There are concepts in this book that really work for me. The volume opens with two issues about “Man-Slaughter,” which pull together the major plot lines involving telefloronic technology, and Xeno. Both plots haven’t been perfectly executed throughout the series, but here they work together really well, highlighting the murkiness of X-Force as a team, along with broader Krakoan themes of environmental cohabitation and the flaws of authoritarian leadership.
The volume has more than just that, though — highlights being an adamantium surfboard, Quentin finding meaning as a babysitter, and an adamantium surfboard for Logan. It also has a reveal in “The Chronicler” that does good work in linking the Russian plot and Beast’s whole deal, but I’m afraid that’s the end of the good parts of the Russian plot.
I think all the Russia stuff works on the surface, and is an actually interesting way to use Colossus, but it ultimately comes off like Russiagate fanfic at best, and as anti-Communist or even Red Scare-y at worst. I can tell the intent is at least in part to compare and contrast X-Force to something recognizably authoritarian, but it kind of just serves to fear monger in lazy ways. It’s not like I want or need Russians to be depicted in a different way, but the series fails to stick the landing, and I think it makes the overall tone more awkward than intended.

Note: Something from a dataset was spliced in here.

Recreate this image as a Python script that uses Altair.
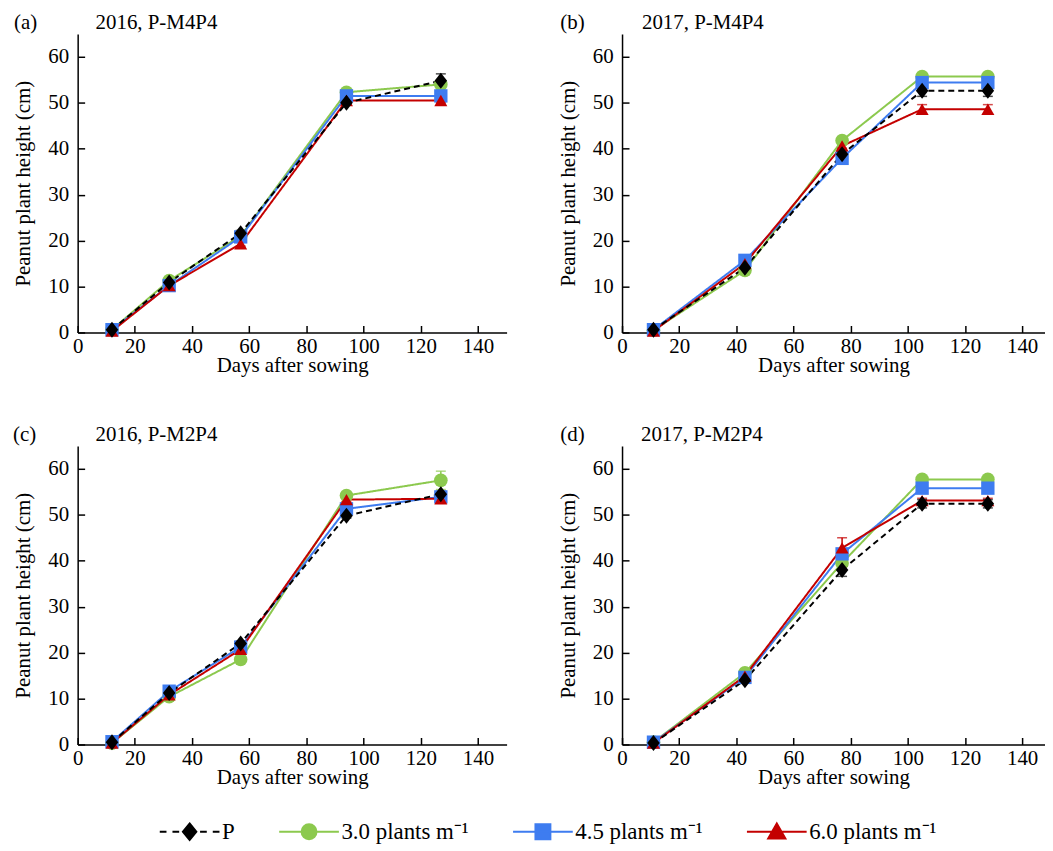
import altair as alt
import pandas as pd

FONT = "Liberation Serif"

# the en space before "P" reproduces the wider gap after the dashed legend symbol
SERIES = ["\u2002P", "3.0 plants m⁻¹", "4.5 plants m⁻¹", "6.0 plants m⁻¹"]
COLORS = ["#000000", "#8cc94e", "#3e7cf0", "#c40000"]
DRAW_ORDER = [1, 2, 3, 0]  # green, blue, red, then P on top

X_TICKS = [0, 20, 40, 60, 80, 100, 120, 140]
Y_TICKS = [0, 10, 20, 30, 40, 50, 60]

DAYS_2016 = [12, 32, 57, 94, 127]
DAYS_2017 = [11, 43, 77, 105, 128]

# (a) 2016, P-M4P4
A_P = [0.6, 10.9, 21.6, 50.0, 54.8]
A_G = [0.6, 11.3, 21.0, 52.3, 54.0]
A_B = [0.6, 10.2, 20.8, 51.5, 51.5]
A_R = [0.3, 10.2, 19.3, 50.5, 50.5]
A_P_ERR = [0.2, 0.4, 0.6, 0.5, 1.5]
A_G_ERR = [0.2, 0.4, 0.5, 0.5, 0.6]
A_B_ERR = [0.2, 0.4, 0.5, 0.5, 0.5]
A_R_ERR = [0.2, 0.4, 0.5, 0.5, 0.5]

# (b) 2017, P-M4P4
B_P = [0.6, 14.1, 38.8, 52.6, 52.6]
B_G = [0.5, 13.5, 41.8, 55.7, 55.7]
B_B = [0.6, 15.7, 37.9, 54.4, 54.4]
B_R = [0.3, 15.0, 40.6, 48.6, 48.6]
B_P_ERR = [0.2, 0.4, 0.6, 1.2, 1.2]
B_G_ERR = [0.2, 0.4, 0.5, 0.5, 0.5]
B_B_ERR = [0.2, 0.4, 0.5, 0.5, 0.5]
B_R_ERR = [0.2, 0.4, 0.5, 1.0, 1.0]

# (c) 2016, P-M2P4
C_P = [0.5, 11.2, 22.0, 49.8, 54.5]
C_G = [0.3, 10.4, 18.5, 54.2, 57.5]
C_B = [0.6, 11.6, 21.2, 51.3, 53.9]
C_R = [0.3, 10.8, 20.7, 53.3, 53.5]
C_P_ERR = [0.2, 0.4, 0.5, 0.5, 0.6]
C_G_ERR = [0.2, 0.4, 0.5, 0.6, 2.0]
C_B_ERR = [0.2, 0.4, 0.5, 0.5, 0.5]
C_R_ERR = [0.2, 0.4, 0.5, 0.5, 0.5]

# (d) 2017, P-M2P4
D_P = [0.3, 14.0, 38.0, 52.4, 52.4]
D_G = [0.5, 15.6, 39.5, 57.7, 57.7]
D_B = [0.5, 14.6, 41.5, 55.8, 55.8]
D_R = [0.3, 14.9, 42.8, 53.1, 53.1]
D_P_ERR = [0.2, 0.4, 1.4, 0.9, 0.9]
D_G_ERR = [0.2, 0.4, 0.6, 0.5, 0.5]
D_B_ERR = [0.2, 0.4, 0.6, 0.5, 0.5]
D_R_ERR = [0.2, 0.4, 2.2, 0.5, 0.5]

PANELS = {
    "a": ("(a)", "2016, P-M4P4", DAYS_2016, [A_P, A_G, A_B, A_R], [A_P_ERR, A_G_ERR, A_B_ERR, A_R_ERR]),
    "b": ("(b)", "2017, P-M4P4", DAYS_2017, [B_P, B_G, B_B, B_R], [B_P_ERR, B_G_ERR, B_B_ERR, B_R_ERR]),
    "c": ("(c)", "2016, P-M2P4", DAYS_2016, [C_P, C_G, C_B, C_R], [C_P_ERR, C_G_ERR, C_B_ERR, C_R_ERR]),
    "d": ("(d)", "2017, P-M2P4", DAYS_2017, [D_P, D_G, D_B, D_R], [D_P_ERR, D_G_ERR, D_B_ERR, D_R_ERR]),
}

DIAMOND = "M0,-1.15L0.9,0L0,1.15L-0.9,0Z"
color_scale = alt.Scale(domain=SERIES, range=COLORS)
shape_scale = alt.Scale(domain=SERIES, range=[DIAMOND, "circle", "square", "triangle-up"])
size_scale = alt.Scale(domain=SERIES, range=[196, 172, 220, 250])
dash_scale = alt.Scale(domain=SERIES, range=[[6, 4], [1, 0], [1, 0], [1, 0]])

# legend symbols: a line with the marker in the middle (custom SVG paths)
LEG_SHAPES = [
    "M-4,0H-3.1M-2.3,0H-1.4M1.4,0H2.3M3.1,0H4M0,-1.1L0.9,0L0,1.1L-0.9,0Z",
    "M-4,0H4M-1,0A1,1 0 1,0 1,0A1,1 0 1,0 -1,0Z",
    "M-4,0H4M-1,-1H1V1H-1Z",
    "M-4,0H4M0,-1.1L1.15,0.9L-1.15,0.9Z",
]
leg_shape_scale = alt.Scale(domain=SERIES, range=LEG_SHAPES)

FS = 21


def frame(key):
    letter, title, days, vals, errs = PANELS[key]
    rows = []
    for i in DRAW_ORDER:
        for d, v, e in zip(days, vals[i], errs[i]):
            rows.append({"series": SERIES[i], "day": d, "height": v, "lo": v - e, "hi": v + e})
    return pd.DataFrame(rows)


def axis_x():
    return alt.Axis(values=X_TICKS, title="Days after sowing", grid=False,
                    tickSize=alt.ExprRef(expr="-7"), tickWidth=1.5, tickColor="black",
                    domainColor="black", domainWidth=1.5,
                    labelFont=FONT, labelFontSize=FS, labelColor="black", labelPadding=10,
                    labelFlush=False, labelOverlap=False,
                    titleFont=FONT, titleFontSize=FS, titleFontWeight="normal",
                    titleColor="black", titlePadding=-2)


def axis_y():
    return alt.Axis(values=Y_TICKS, title="Peanut plant height (cm)", grid=False,
                    tickSize=alt.ExprRef(expr="-7"), tickWidth=1.5, tickColor="black",
                    domainColor="black", domainWidth=1.5,
                    labelFont=FONT, labelFontSize=FS, labelColor="black", labelPadding=16,
                    labelFlush=False, labelOverlap=False,
                    titleFont=FONT, titleFontSize=FS, titleFontWeight="normal",
                    titleColor="black", titlePadding=14)


def panel(key, width, xmax, letter_dx, title_dx, with_legend=False):
    letter, title, days, vals, errs = PANELS[key]
    df = frame(key)
    base = alt.Chart(df)
    xs = alt.Scale(domain=[0, xmax], nice=False, zero=False)
    ys = alt.Scale(domain=[0, 65], nice=False)
    x = alt.X("day:Q", scale=xs, axis=axis_x())
    color = alt.Color("series:N", scale=color_scale, legend=None)

    line = base.mark_line(strokeWidth=2).encode(
        x=x,
        y=alt.Y("height:Q", scale=ys, axis=axis_y()),
        color=color,
        strokeDash=alt.StrokeDash("series:N", scale=dash_scale, legend=None),
    )
    err = base.mark_errorbar(ticks={"size": 10, "thickness": 1.5}, thickness=1.5).encode(
        x=x,
        y=alt.Y("lo:Q", scale=ys, axis=axis_y()),
        y2="hi:Q",
        color=color,
    )
    pts = base.mark_point(filled=True, opacity=1).encode(
        x=x,
        y=alt.Y("height:Q", scale=ys, axis=axis_y()),
        color=color,
        shape=alt.Shape("series:N", scale=shape_scale, legend=None),
        size=alt.Size("series:N", scale=size_scale, legend=None),
    )
    lab = alt.Chart(pd.DataFrame({"t": [letter]})).mark_text(
        align="left", baseline="alphabetic", font=FONT, fontSize=FS, color="black"
    ).encode(x=alt.value(letter_dx), y=alt.value(-5), text="t:N")
    ttl = alt.Chart(pd.DataFrame({"t": [title]})).mark_text(
        align="left", baseline="alphabetic", font=FONT, fontSize=FS, color="black"
    ).encode(x=alt.value(title_dx), y=alt.value(-5), text="t:N")
    layers = [line, err, pts, lab, ttl]
    if with_legend:
        leg = alt.Legend(title=None, orient="none", legendX=101, legendY=376, direction="horizontal",
                         symbolSize=225, symbolStrokeWidth=2, symbolOpacity=1,
                         labelFont=FONT, labelFontSize=23, labelColor="black",
                         labelOffset=21, columnPadding=40)
        legend_layer = alt.Chart(pd.DataFrame({"series": SERIES})).mark_point(
            filled=True, opacity=0
        ).encode(
            fill=alt.Fill("series:N", scale=color_scale, legend=leg),
            stroke=alt.Stroke("series:N", scale=color_scale, legend=leg),
            shape=alt.Shape("series:N", scale=leg_shape_scale, legend=leg),
        )
        layers.append(legend_layer)
        return alt.layer(*layers).resolve_scale(
            shape="independent", fill="independent", stroke="independent"
        ).resolve_legend(
            shape="independent", fill="independent", stroke="independent"
        ).properties(width=width, height=300)
    return alt.layer(*layers).properties(width=width, height=300)


pa = panel("a", 431, 150, -64, 18)
pb = panel("b", 425, 148, -62, 20)
pc = panel("c", 431, 150, -65, 18, with_legend=True)
pd_ = panel("d", 425, 148, -62, 19)

chart = alt.concat(pa, pb, pc, pd_, columns=2, spacing={"row": 114, "column": 116},
                   bounds="flush").resolve_scale(
    x="independent", y="independent", shape="independent", size="independent",
    color="independent", strokeDash="independent", fill="independent", stroke="independent"
).resolve_legend(
    shape="independent", fill="independent", stroke="independent"
).properties(
    padding={"left": 5, "top": 2, "right": 0, "bottom": 0}
).configure_view(stroke=None)

chart.save("out.html", embed_options={"renderer": "svg", "actions": False})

That aside, there are some other questionable choices in this volume. It continues one of my biggest problems of overly focusing on Logan, even while he has a (very good!) solo series. It also makes a fairly bizarre choice of setting up a plot line that only pays off in Inferno, which then only really matters for one page, at least so far. And I could never forget one of my least favorite half issue plots of the Krakoa era: There’s a Russian Nesting Doll Inside Beast and he Needs Black Tom’s Help to Remove it! It was boring, somehow.
Ultimately, I enjoy X-Force despite its stumbles. It gets to point at the Krakoan experiment in-universe and expose its flaws. Where most X-books shy away from criticizing it, X-Force actively pulls back the curtain and names Xavier’s corruption. The team breaks Krakoa’s laws, and is ethically rotten more often than not, all in the name of national security.
X-Force is inconsistent. At times it feels fun but unimportant; others it’s important but boring. Its cynicism is necessary to balance out the utopian view some writers have of the burgeoning mutant nation, but it can feel trite given Beast‘s gradual ethical decline and X-Force’s general depiction. Even with all of that, though, I’ll keep following along. Hopefully there’ll be more Cassara next volume.